Boris Johnson condemns Chechen ‘detention of 100 gay men’ calling on Russian authorities to investigate

It follows allegations from human rights campaigners that men suspected of being gay are being held in 'camps' in Chechnya and are subject to torture and beatings

Ashley Cowburn
Political Correspondent
Thursday 13 April 2017 15:27
Hundreds protest at Russian embassy over 'gay concentration camps' in Chechnya

Boris Johnson, the Foreign Secretary, has condemned the alleged detention of over 100 gay men in Chechnya, calling on Russian authorities to investigate the alarming situation in the provincial region.

The claims from human rights campaigners and local media suggest that men suspected of being gay are being held in “camps” in Chechnya and are subject to torture and beatings. Novaya Gazeta, a Russian newspaper, which carried the claims, added that three men are believed to have been killed in the barbaric anti-gay campaign.

In a statement, Baroness Anelay, a foreign office minister, called on Russian authorities to investigation the mass detention of gay men and ensure the perpetrators are brought to justice.

“The detention and ill-treatment of over 100 gay men in Chechnya is extremely concerning. Reports have also suggested that at least three of these men have been killed,” she said.

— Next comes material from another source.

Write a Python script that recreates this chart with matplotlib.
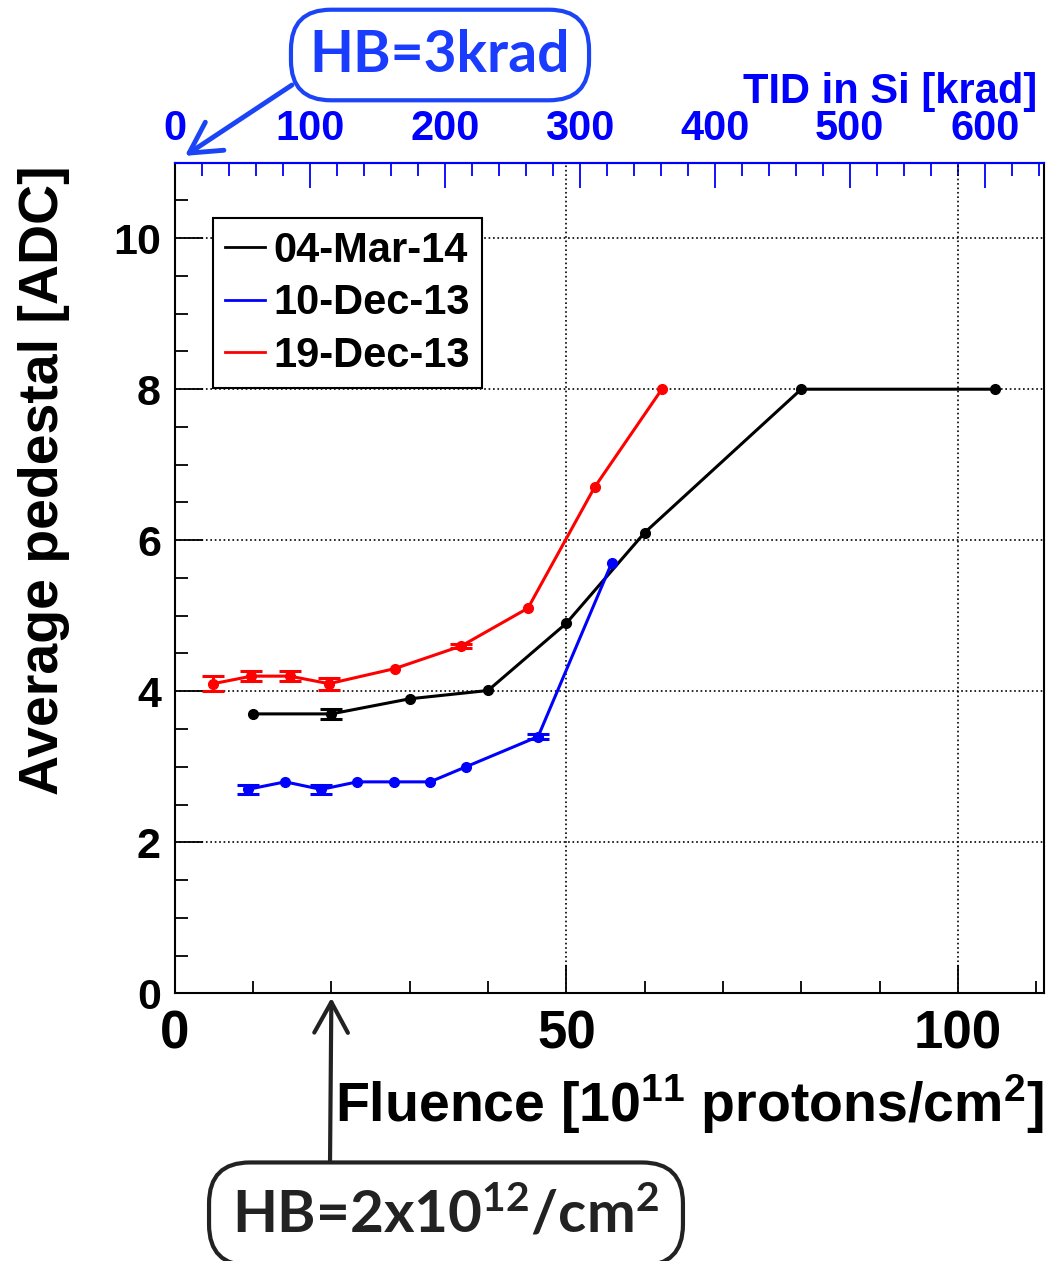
import numpy as np
import matplotlib
matplotlib.use("Agg")
import matplotlib.pyplot as plt
from matplotlib.ticker import MultipleLocator, FixedLocator
from matplotlib.lines import Line2D

plt.rcParams['font.family'] = ['Liberation Sans', 'DejaVu Sans']
plt.rcParams['font.weight'] = 'bold'
plt.rcParams['axes.labelweight'] = 'bold'
plt.rcParams['mathtext.fontset'] = 'custom'
plt.rcParams['mathtext.rm'] = 'Liberation Sans:bold'
plt.rcParams['mathtext.sf'] = 'Lato:bold'
plt.rcParams['mathtext.default'] = 'rm'

# Datos
labels = ['04-Mar-14', '10-Dec-13', '19-Dec-13']
colors = ['black', '#0000ff', '#ff0000']

x_mar = [10.0, 20.0, 30.0, 40.0, 50.0, 60.0, 80.0, 104.7]
y_mar = [3.70, 3.70, 3.90, 4.01, 4.90, 6.10, 8.00, 8.00]
e_mar = [0.0, 0.07, 0.0, 0.0, 0.0, 0.0, 0.0, 0.0]

x_dec10 = [9.3, 14.1, 18.7, 23.3, 28.0, 32.6, 37.2, 46.4, 55.8]
y_dec10 = [2.70, 2.80, 2.70, 2.80, 2.80, 2.80, 3.00, 3.40, 5.70]
e_dec10 = [0.06, 0.0, 0.06, 0.0, 0.0, 0.0, 0.0, 0.03, 0.0]

x_dec19 = [4.9, 9.8, 14.7, 19.7, 28.1, 36.6, 45.1, 53.6, 62.2]
y_dec19 = [4.10, 4.20, 4.20, 4.10, 4.30, 4.60, 5.10, 6.70, 8.00]
e_dec19 = [0.10, 0.07, 0.07, 0.08, 0.0, 0.03, 0.0, 0.0, 0.0]

tid_ticks = [0, 100, 200, 300, 400, 500, 600]
krad_per_fluence = 5.8

fig = plt.figure(figsize=(10.61, 12.61), dpi=100)
ax = fig.add_axes([0.1647, 0.2123, 0.8193, 0.6587])

series = [(x_mar, y_mar, e_mar), (x_dec10, y_dec10, e_dec10), (x_dec19, y_dec19, e_dec19)]
for (xs, ys, es), c in zip(series, colors):
    ax.plot(xs, ys, color=c, lw=2.2, marker='o', ms=7)
    # solo los puntos con error
    xe = [x for x, e in zip(xs, es) if e > 0]
    ye = [y for y, e in zip(ys, es) if e > 0]
    ee = [e for e in es if e > 0]
    ax.errorbar(xe, ye, yerr=ee, fmt='none', ecolor=c, capsize=8, capthick=2.2,
                elinewidth=2.2)

ax.set_xlim(0, 111)
ax.set_ylim(0, 11)

# ejes y ticks estilo ROOT
ax.xaxis.set_major_locator(MultipleLocator(50))
ax.xaxis.set_minor_locator(MultipleLocator(10))
ax.yaxis.set_major_locator(MultipleLocator(2))
ax.yaxis.set_minor_locator(MultipleLocator(0.5))
ax.tick_params(axis='both', which='major', direction='in', length=20, width=1.3)
ax.tick_params(axis='both', which='minor', direction='in', length=9, width=1.3)
ax.tick_params(axis='x', which='major', labelsize=38, pad=12)
ax.tick_params(axis='y', which='major', labelsize=31, pad=10)
ax.tick_params(top=False, right=False, which='both')
ax.grid(True, which='major', color='black', linestyle=':', linewidth=1.2)
for s in ax.spines.values():
    s.set_linewidth(1.5)
ax.spines['top'].set_color('#0000ff')

ax.set_xlabel(r'Fluence [10$^{11}$ protons/cm$^{2}$]', fontsize=40, loc='right')
ax.xaxis.set_label_coords(1.0, -0.095)
ax.set_ylabel('Average pedestal [ADC]', fontsize=40, loc='top')
ax.yaxis.set_label_coords(-0.12, 0.997)

# eje superior TID
sec = ax.secondary_xaxis('top', functions=(lambda f: f * krad_per_fluence,
                                           lambda k: k / krad_per_fluence))
sec.xaxis.set_major_locator(FixedLocator(tid_ticks))
sec.xaxis.set_minor_locator(FixedLocator(np.arange(0, 641, 20)))
sec.tick_params(which='major', direction='in', length=18, width=1.3, colors='#0000ff',
                labelsize=30, pad=10)
sec.tick_params(which='minor', direction='in', length=9, width=1.3, colors='#0000ff')
sec.spines['top'].set_color('#0000ff')
sec.spines['top'].set_linewidth(1.5)
fig.text(1037 / 1061, 1 - 92 / 1261, 'TID in Si [krad]', color='#0000ff', fontsize=30,
         ha='right', va='center')

handles = [Line2D([], [], color=c, lw=2) for c in colors]
leg = ax.legend(handles, labels, loc='upper left', bbox_to_anchor=(0.044, 0.933),
                borderaxespad=0, fontsize=30, handlelength=0.95, handletextpad=0.2,
                labelspacing=0.3, borderpad=0.3, fancybox=False, framealpha=1,
                edgecolor='black')
leg.get_frame().set_linewidth(1.5)

# recuadros de anotacion
fig.text(440 / 1061, 1 - 55 / 1261, 'HB=3krad', family=['Lato', 'DejaVu Sans'],
         fontsize=41, fontweight='bold', color='#1a3cff', ha='center', va='center',
         bbox=dict(boxstyle='round,pad=0.33,rounding_size=0.7', fc='white',
                   ec='#1a44f5', lw=3))
ax.annotate('', xy=(1.3, 11.09), xycoords='data',
            xytext=(292 / 1061, 1 - 85 / 1261), textcoords='figure fraction',
            arrowprops=dict(arrowstyle='->,head_length=1.0,head_width=0.55',
                            color='#1a44f5', lw=3.5, shrinkA=0, shrinkB=0,
                            mutation_scale=22),
            annotation_clip=False)

fig.text(446 / 1061, 1 - 1214 / 1261, r'HB=2x10$^{\mathsf{12}}$/cm$^{\mathsf{2}}$',
         family=['Lato', 'DejaVu Sans'],
         fontsize=42, fontweight='bold', color='#222222', ha='center', va='center',
         bbox=dict(boxstyle='round,pad=0.4,rounding_size=0.7', fc='white',
                   ec='#222222', lw=3))
ax.annotate('', xy=(20, -0.06), xycoords='data',
            xytext=(330 / 1061, 1 - 1165 / 1261), textcoords='figure fraction',
            arrowprops=dict(arrowstyle='->,head_length=1.0,head_width=0.55',
                            color='#222222', lw=3, shrinkA=0, shrinkB=0,
                            mutation_scale=22),
            annotation_clip=False)

fig.savefig('out.png', dpi=100)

“The statement by the regional Government, implying that such treatment towards LGBT is acceptable, is particularly abhorrent. The human rights situation for LGBT people in Russia has deteriorated significantly in recent years and we continue to voice our concern with Russian authorities at all levels.”

On his Twitter account, Mr Johnson said it was “outrageous Chechnya govt supports rather than stops ill-treatment of LGBT people”, adding he agreed with Baroness Anelay’s statement.

On Wednesday evening hundreds of people gathered outside the Russian embassy in central London to protest the barbaric treatment of gay men in the region, chanting “close the camps” and “queer rights are human rights”.

According to the Novaya Gazeta report, the sweep began when a Moscow gay rights group began filing requests for demonstrations in Russia's provincial cities. Although the group had not focused on the predominantly Muslim North Caucasus region, including Chechnya, the petitions galvanised a local drive to round up gay men.

“In Chechnya, the command was given for a 'prophylactic sweep' and it went as far as real murders,” Novaya Gazeta reported, saying the authorities searched for closeted gay men partly by posing as men seeking dates on social media websites.

The newspaper also noted that none of the men detained had been open about their homosexuality in a society where it is still strictly taboo.

According to Reuters, while authorities could not be reached for comment, a spokesman for the region’s president, Ramzan Kadyrov, denied the allegation to the media, adding that gay men did no exist in Chechnya.

Amnesty International added there were reports some of the abducted men have since been returned to their families, “possibly because their sexual orientation was not confirmed by their captors” but “remain in grave danger because of local homophobic intolerance”.

Kathy Voss, the organisation’s urgent cases coordinator, said: “As you’d expect there’s enormous concern over these horrifying reports and our activists want to be at the Russia Embassy this evening to register that.

“Chechnya has been a dangerous place for gay people for a long time, but in recent years the atmosphere right across Russia has become increasingly poisonous, with homophobic language from officials and repressive new laws.

“The authorities in both the Chechen Republic and in Moscow need to swiftly investigate this case and ensure that if these terrible crimes have occurred that the perpetrators are properly brought to justice.”